Timeline and Goals - Old Company/New Company/Freelance: This was a big one. I created a spreadsheet with all of the companies I wanted to target for both fulltime and freelance work. Some were through connections but a lot - and I mean A LOT - were cold emails to companies just asking if they wanted to get a coffee and hear more about my background. No strings attached. I perfected an email with my resume telling them I was going to be in Amsterdam and sent out at least 10-15 per day. To my surprise, I had a 50% response rate and secured coffees for the first few weeks in Amsterdam. (I would also recommend downloading the plug in “Streak” for Gmail so you can see if people have read you email :) ) Past this, I learned everything there was to know about getting a freelance license in Amsterdam. I can write about it in another post but I can confidentially say I know everything about it. Lastly, I set deadlines. Understanding I need to abide by the visa rules (90-180 Schengen Rule for US Citizens) I gave myself the last possible day to find a full time job and then I need to apply for the Freelance Visa so I can legally stay in the country.

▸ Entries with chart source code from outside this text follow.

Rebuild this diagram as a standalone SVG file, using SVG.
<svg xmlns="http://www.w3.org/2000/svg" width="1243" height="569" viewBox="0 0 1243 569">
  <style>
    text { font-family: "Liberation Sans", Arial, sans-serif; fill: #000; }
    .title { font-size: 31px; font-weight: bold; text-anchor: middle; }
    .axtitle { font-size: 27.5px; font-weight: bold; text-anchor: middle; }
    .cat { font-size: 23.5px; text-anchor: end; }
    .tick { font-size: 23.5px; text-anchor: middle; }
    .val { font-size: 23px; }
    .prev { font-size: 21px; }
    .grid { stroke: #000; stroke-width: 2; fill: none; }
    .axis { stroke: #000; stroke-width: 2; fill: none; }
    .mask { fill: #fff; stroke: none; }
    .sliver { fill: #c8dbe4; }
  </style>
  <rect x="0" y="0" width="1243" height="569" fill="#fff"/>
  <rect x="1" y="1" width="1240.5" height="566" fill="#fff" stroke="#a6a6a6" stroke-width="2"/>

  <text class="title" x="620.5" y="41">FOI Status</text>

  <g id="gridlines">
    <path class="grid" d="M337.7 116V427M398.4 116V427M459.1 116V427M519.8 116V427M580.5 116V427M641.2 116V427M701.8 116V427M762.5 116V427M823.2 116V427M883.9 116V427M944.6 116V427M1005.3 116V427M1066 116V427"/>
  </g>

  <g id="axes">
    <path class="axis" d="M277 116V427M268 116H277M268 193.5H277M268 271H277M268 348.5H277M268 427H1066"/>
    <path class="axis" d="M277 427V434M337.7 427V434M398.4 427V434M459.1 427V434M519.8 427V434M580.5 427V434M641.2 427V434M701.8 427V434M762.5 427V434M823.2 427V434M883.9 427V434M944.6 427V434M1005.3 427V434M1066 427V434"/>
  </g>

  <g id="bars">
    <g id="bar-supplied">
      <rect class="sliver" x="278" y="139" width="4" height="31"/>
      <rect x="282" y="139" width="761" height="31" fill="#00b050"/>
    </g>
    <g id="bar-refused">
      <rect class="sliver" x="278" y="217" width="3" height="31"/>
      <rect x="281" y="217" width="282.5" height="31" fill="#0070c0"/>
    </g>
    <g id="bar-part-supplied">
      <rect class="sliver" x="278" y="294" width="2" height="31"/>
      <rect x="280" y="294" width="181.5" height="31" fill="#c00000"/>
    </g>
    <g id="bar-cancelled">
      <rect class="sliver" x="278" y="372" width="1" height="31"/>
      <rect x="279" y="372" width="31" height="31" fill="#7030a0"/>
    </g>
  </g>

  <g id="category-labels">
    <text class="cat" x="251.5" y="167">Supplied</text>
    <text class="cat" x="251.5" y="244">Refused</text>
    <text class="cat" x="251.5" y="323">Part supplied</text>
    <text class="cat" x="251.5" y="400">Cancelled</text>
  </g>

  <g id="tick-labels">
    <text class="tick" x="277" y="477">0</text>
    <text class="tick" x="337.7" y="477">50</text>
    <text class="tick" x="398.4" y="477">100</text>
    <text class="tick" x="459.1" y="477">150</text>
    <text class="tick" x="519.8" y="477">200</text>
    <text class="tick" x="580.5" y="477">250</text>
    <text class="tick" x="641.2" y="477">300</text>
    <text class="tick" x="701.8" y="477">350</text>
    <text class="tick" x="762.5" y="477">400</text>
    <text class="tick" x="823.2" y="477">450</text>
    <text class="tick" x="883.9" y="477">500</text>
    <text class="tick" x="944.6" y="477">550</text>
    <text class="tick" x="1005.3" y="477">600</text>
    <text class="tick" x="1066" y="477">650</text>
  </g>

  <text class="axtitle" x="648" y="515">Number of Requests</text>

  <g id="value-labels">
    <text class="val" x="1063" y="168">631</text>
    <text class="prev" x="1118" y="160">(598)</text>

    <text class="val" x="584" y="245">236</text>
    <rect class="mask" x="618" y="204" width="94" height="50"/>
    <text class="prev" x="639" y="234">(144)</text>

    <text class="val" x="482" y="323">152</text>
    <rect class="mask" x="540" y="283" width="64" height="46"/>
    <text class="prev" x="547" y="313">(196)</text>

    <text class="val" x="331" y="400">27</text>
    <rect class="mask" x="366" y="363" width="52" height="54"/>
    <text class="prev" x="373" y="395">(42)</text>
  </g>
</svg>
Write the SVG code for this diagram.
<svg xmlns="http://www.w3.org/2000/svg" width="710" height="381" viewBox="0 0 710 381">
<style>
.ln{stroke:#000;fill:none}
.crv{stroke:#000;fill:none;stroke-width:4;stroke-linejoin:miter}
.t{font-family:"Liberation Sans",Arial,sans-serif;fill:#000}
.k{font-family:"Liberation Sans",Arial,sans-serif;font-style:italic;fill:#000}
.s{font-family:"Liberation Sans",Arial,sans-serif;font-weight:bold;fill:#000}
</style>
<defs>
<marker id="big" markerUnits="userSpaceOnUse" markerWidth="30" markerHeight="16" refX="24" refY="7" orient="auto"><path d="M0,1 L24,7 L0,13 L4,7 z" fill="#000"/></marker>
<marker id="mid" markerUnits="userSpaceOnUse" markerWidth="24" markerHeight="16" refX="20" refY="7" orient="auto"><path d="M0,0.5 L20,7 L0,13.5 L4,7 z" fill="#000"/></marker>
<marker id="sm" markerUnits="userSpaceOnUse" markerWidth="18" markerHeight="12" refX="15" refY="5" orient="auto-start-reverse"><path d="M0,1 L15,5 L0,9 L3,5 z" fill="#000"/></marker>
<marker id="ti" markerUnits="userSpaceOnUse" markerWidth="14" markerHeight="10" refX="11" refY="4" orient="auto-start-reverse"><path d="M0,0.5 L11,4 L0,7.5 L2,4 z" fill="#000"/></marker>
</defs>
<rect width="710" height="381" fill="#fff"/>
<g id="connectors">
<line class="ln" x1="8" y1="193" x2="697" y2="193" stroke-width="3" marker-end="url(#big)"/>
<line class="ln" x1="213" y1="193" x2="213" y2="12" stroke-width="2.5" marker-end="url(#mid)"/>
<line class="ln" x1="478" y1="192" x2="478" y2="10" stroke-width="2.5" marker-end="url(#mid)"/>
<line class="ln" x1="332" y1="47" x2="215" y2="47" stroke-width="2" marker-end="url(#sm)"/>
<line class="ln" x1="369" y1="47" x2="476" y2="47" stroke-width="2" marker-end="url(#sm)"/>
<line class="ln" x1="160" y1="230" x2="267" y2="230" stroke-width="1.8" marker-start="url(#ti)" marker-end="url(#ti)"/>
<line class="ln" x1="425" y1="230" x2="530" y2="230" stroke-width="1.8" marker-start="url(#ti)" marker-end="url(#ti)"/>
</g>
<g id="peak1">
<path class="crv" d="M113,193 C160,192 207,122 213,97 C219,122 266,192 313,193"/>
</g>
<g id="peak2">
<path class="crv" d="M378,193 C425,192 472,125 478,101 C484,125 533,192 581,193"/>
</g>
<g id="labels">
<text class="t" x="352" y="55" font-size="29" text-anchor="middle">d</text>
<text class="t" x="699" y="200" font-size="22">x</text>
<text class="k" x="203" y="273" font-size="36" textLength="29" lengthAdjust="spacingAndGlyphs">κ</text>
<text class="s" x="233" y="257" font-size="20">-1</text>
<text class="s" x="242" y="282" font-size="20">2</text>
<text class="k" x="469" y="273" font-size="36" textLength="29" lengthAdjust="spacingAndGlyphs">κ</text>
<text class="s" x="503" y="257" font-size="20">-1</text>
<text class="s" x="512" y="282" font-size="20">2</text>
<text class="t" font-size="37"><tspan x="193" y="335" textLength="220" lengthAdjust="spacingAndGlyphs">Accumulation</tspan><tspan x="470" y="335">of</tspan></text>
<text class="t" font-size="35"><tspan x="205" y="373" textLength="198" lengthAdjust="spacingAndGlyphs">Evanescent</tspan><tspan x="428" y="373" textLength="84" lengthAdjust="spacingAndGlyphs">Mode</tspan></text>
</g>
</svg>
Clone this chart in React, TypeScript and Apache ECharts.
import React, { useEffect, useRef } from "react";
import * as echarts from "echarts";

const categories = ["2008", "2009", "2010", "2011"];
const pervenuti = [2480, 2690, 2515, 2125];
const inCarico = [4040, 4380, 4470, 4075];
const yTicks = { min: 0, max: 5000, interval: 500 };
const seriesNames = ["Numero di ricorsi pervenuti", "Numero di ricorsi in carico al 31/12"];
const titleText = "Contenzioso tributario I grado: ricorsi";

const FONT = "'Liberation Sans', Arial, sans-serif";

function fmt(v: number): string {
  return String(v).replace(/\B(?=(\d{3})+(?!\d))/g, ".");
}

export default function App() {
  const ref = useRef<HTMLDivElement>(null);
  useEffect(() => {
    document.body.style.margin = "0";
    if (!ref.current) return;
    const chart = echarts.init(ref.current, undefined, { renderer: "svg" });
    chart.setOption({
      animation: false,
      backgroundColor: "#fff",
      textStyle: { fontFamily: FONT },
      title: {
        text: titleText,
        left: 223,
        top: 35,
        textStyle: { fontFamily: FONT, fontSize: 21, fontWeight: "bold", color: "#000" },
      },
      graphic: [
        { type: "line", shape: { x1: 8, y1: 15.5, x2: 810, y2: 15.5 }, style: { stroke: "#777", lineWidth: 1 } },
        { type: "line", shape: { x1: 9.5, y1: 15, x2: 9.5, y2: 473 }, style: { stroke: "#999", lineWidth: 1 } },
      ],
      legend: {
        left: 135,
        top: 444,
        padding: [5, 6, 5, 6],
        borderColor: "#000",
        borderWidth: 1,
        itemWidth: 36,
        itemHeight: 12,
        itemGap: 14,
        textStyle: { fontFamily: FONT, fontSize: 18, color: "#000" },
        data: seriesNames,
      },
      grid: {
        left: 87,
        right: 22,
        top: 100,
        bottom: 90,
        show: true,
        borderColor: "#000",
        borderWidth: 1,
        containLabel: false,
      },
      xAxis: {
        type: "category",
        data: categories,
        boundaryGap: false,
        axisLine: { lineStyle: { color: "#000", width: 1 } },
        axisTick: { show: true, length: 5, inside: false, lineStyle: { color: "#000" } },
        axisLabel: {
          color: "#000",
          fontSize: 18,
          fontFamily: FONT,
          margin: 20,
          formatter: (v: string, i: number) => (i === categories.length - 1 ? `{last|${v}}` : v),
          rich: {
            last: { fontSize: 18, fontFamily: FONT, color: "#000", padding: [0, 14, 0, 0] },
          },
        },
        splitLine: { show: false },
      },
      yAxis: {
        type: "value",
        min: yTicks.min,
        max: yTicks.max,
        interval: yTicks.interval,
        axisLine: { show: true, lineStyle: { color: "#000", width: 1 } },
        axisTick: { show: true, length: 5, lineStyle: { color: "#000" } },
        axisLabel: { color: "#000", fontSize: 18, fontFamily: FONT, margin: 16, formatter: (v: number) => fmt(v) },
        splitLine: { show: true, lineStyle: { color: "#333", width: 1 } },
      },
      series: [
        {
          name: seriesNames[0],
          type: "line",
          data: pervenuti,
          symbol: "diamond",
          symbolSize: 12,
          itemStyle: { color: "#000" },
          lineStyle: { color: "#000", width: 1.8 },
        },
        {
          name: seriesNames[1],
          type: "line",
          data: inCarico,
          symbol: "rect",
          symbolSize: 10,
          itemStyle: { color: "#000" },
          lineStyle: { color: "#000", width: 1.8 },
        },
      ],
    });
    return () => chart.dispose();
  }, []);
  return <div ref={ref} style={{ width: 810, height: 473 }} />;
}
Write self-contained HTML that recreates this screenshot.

Additionals - Healthcare, Visa etc: Before you quit, make sure you understand your company's policies. What happens with your health care? Do you have to hand a computer and/or phone in? For me, I did some research and came across Cigna. They are an incredible international health care provider for a reasonable cost per month. For my phone and my computer, I made sure to have everything saved and backed up. Remember, your company could tell you to leave on the spot so you need to have everything prepared incase they tell you to get out.
Giving your Two Weeks”: Once all of this was completed, I gave my two weeks and began my adventure. It will be an interesting next few months - we’ll just have to wait and see what happens the next.